● Data extract

•••

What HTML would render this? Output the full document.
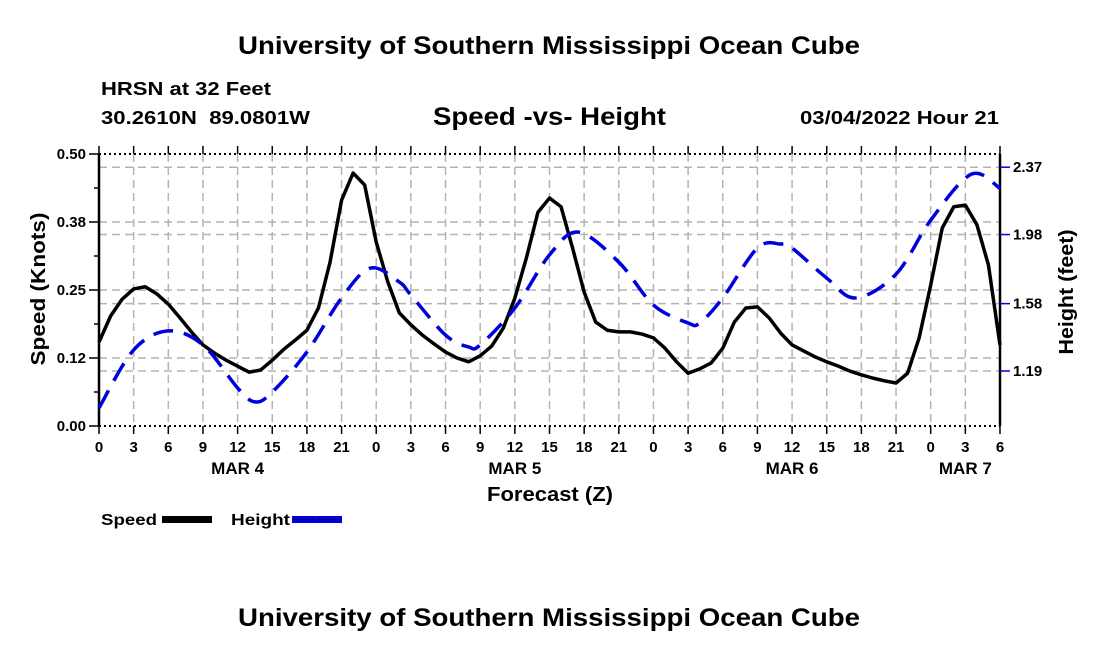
<!DOCTYPE html>
<html><head><meta charset="utf-8"><style>
body{margin:0;background:#fff;width:1100px;height:650px;overflow:hidden}
svg text{font-family:"Liberation Sans",sans-serif;font-weight:bold;fill:#000}
</style></head><body>
<svg id="chart" width="1100" height="650" xmlns="http://www.w3.org/2000/svg">
<text x="238" y="54" font-size="25" textLength="622" lengthAdjust="spacingAndGlyphs">University of Southern Mississippi Ocean Cube</text>
<text x="101" y="95" font-size="18" textLength="170" lengthAdjust="spacingAndGlyphs">HRSN at 32 Feet</text>
<text x="101" y="124" font-size="18" textLength="209" lengthAdjust="spacingAndGlyphs" xml:space="preserve">30.2610N  89.0801W</text>
<text x="433" y="125" font-size="25" textLength="233" lengthAdjust="spacingAndGlyphs">Speed -vs- Height</text>
<text x="800" y="124" font-size="18" textLength="199" lengthAdjust="spacingAndGlyphs">03/04/2022 Hour 21</text>
<g id="grid"></g>
<g id="axes"></g>
<g id="series"></g>
<text x="487" y="501" font-size="20" textLength="126" lengthAdjust="spacingAndGlyphs">Forecast (Z)</text>
<text transform="translate(45,289) rotate(-90)" font-size="20" text-anchor="middle" textLength="153" lengthAdjust="spacingAndGlyphs">Speed (Knots)</text>
<text transform="translate(1073,292) rotate(-90)" font-size="20" text-anchor="middle" textLength="125" lengthAdjust="spacingAndGlyphs">Height (feet)</text>
<g>
<text x="101" y="525" font-size="16" textLength="56" lengthAdjust="spacingAndGlyphs">Speed</text>
<rect x="162" y="516" width="50" height="7" fill="#000"/>
<text x="231" y="525" font-size="16" textLength="59" lengthAdjust="spacingAndGlyphs">Height</text>
<rect x="292" y="516" width="50" height="7" fill="#0000dd"/>
<line x1="294" y1="519.5" x2="342" y2="519.5" stroke="#000066" stroke-width="1" stroke-dasharray="8 4"/>
</g>
<text x="238" y="626" font-size="25" textLength="622" lengthAdjust="spacingAndGlyphs">University of Southern Mississippi Ocean Cube</text>
</svg>
<script>
const speedHours = [0,1,2,3,4,5,6,7,8,9,10,11,12,13,14,15,16,17,18,19,20,21,22,23,24,25,26,27,28,29,30,31,32,33,34,35,36,37,38,39,40,41,42,43,44,45,46,47,48,49,50,51,52,53,54,55,56,57,58,59,60,61,62,63,64,65,66,67,68,69,70,71,72,73,74,75,76,77,78];
const speedValues = [0.154,0.202,0.233,0.252,0.256,0.243,0.224,0.199,0.173,0.149,0.134,0.121,0.110,0.099,0.103,0.121,0.141,0.158,0.176,0.217,0.301,0.415,0.465,0.443,0.338,0.265,0.208,0.186,0.167,0.151,0.136,0.125,0.118,0.129,0.147,0.180,0.235,0.309,0.393,0.419,0.403,0.327,0.246,0.191,0.176,0.173,0.173,0.169,0.162,0.143,0.118,0.097,0.105,0.116,0.143,0.191,0.217,0.219,0.199,0.171,0.149,0.138,0.127,0.118,0.110,0.101,0.094,0.088,0.083,0.079,0.097,0.162,0.259,0.364,0.403,0.406,0.370,0.296,0.149];
const heightHours = [0,3,6,9,12,13.5,15,18,21,23.5,26,27,30,32,33,36,39,41.5,45,48,51,52,54,57,59,60,63,65.5,69,72,75.5,78];
const heightValues = [0.976,1.312,1.422,1.341,1.092,1.011,1.068,1.300,1.613,1.786,1.705,1.630,1.398,1.329,1.341,1.555,1.862,1.994,1.820,1.572,1.468,1.468,1.613,1.902,1.925,1.902,1.728,1.613,1.751,2.063,2.329,2.248];
const leftTickValues = [0, 0.125, 0.25, 0.375, 0.5];
const leftTickLabels = ["0.00","0.12","0.25","0.38","0.50"];
const rightTickValues = [1.19, 1.58, 1.98, 2.37];
const rightTickLabels = ["1.19","1.58","1.98","2.37"];
const xTickHours = [0,3,6,9,12,15,18,21,24,27,30,33,36,39,42,45,48,51,54,57,60,63,66,69,72,75,78];
const xTickLabels = ["0","3","6","9","12","15","18","21","0","3","6","9","12","15","18","21","0","3","6","9","12","15","18","21","0","3","6"];
const dayLabels = ["MAR 4","MAR 5","MAR 6","MAR 7"];
const dayLabelHours = [12,36,60,75];

const L=99,R=1000,T=154,B=426;
const xs=h=>L+h*(R-L)/78;
const yS=v=>B-v*(B-T)/0.5;
const yH=v=>371-(v-1.19)*68/0.3937;
const NS="http://www.w3.org/2000/svg";
function mk(tag,attrs,parent){const e=document.createElementNS(NS,tag);for(const k in attrs)e.setAttribute(k,attrs[k]);parent.appendChild(e);return e;}
const grid=document.getElementById('grid'),axes=document.getElementById('axes'),series=document.getElementById('series');
const gs={stroke:"#b4b4b4","stroke-width":1.5,"stroke-dasharray":"8 5",fill:"none"};
leftTickValues.forEach(v=>{if(v>0&&v<0.5){const l=mk('line',Object.assign({x1:L,x2:R,y1:yS(v),y2:yS(v)},gs),grid);

}});
rightTickValues.forEach(v=>{const l=mk('line',Object.assign({x1:L,x2:R,y1:yH(v),y2:yH(v)},gs),grid);

});
xTickHours.forEach((h,i)=>{const x=xs(h);
if(i>0&&i<xTickHours.length-1){const l=mk('line',Object.assign({x1:x,x2:x,y1:T,y2:B},gs),grid);

}
mk('line',{x1:x,x2:x,y1:B,y2:B+8,stroke:"#000","stroke-width":1.5},axes);
mk('line',{x1:x,x2:x,y1:T-8,y2:T,stroke:"#000","stroke-width":1.5},axes);
const t=mk('text',{x:x,y:452,"font-size":15,"text-anchor":"middle"},axes);t.textContent=xTickLabels[i];

});
dayLabels.forEach((d,i)=>{const t=mk('text',{x:xs(dayLabelHours[i]),y:474,"font-size":17,"text-anchor":"middle"},axes);t.textContent=d;

});
mk('line',{x1:L,x2:R,y1:T,y2:T,stroke:"#000","stroke-width":2,"stroke-dasharray":"2 3"},axes);
mk('line',{x1:L,x2:R,y1:B,y2:B,stroke:"#000","stroke-width":2,"stroke-dasharray":"2 3"},axes);
mk('line',{x1:L,x2:L,y1:T,y2:B,stroke:"#000","stroke-width":2.5},axes);
mk('line',{x1:R,x2:R,y1:T,y2:B,stroke:"#000","stroke-width":2.5},axes);
leftTickValues.forEach((v,i)=>{const y=yS(v);mk('line',{x1:L-10,x2:L,y1:y,y2:y,stroke:"#000","stroke-width":1.5},axes);
const t=mk('text',{x:L-13,y:y+5,"font-size":15,"text-anchor":"end"},axes);t.textContent=leftTickLabels[i];


if(i<leftTickValues.length-1){const ym=yS(v+0.0625);mk('line',{x1:L-5,x2:L,y1:ym,y2:ym,stroke:"#000","stroke-width":1.5},axes);}});
rightTickValues.forEach((v,i)=>{const y=yH(v);mk('line',{x1:R,x2:R+10,y1:y,y2:y,stroke:"#0000dd","stroke-width":1.5},axes);
const t=mk('text',{x:R+13,y:y+5,"font-size":15},axes);t.textContent=rightTickLabels[i];

});
const sp=mk('polyline',{points:speedHours.map((h,i)=>xs(h)+","+yS(speedValues[i])).join(" "),fill:"none",stroke:"#000","stroke-width":3.5,"stroke-linejoin":"round"},series);


const P=heightHours.map((h,i)=>[xs(h),yH(heightValues[i])]);
let d="M"+P[0][0]+","+P[0][1];
for(let i=0;i<P.length-1;i++){const p0=P[i-1]||P[i],p1=P[i],p2=P[i+1],p3=P[i+2]||P[i+1];
d+=" C"+(p1[0]+(p2[0]-p0[0])/6)+","+(p1[1]+(p2[1]-p0[1])/6)+" "+(p2[0]-(p3[0]-p1[0])/6)+","+(p2[1]-(p3[1]-p1[1])/6)+" "+p2[0]+","+p2[1];}
const hp=mk('path',{d:d,fill:"none",stroke:"#0000dd","stroke-width":3.5,"stroke-dasharray":"20 11"},series);


</script>
</body></html>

•••

● Goal
Read the lines above. Gather those in which the string "document" is found.

● Result of the exercise
What HTML would render this? Output the full document.
function mk(tag,attrs,parent){const e=document.createElementNS(NS,tag);for(const k in attrs)e.setAttribute(k,attrs[k]);parent.appendChild(e);return e;}
const grid=document.getElementById('grid'),axes=document.getElementById('axes'),series=document.getElementById('series');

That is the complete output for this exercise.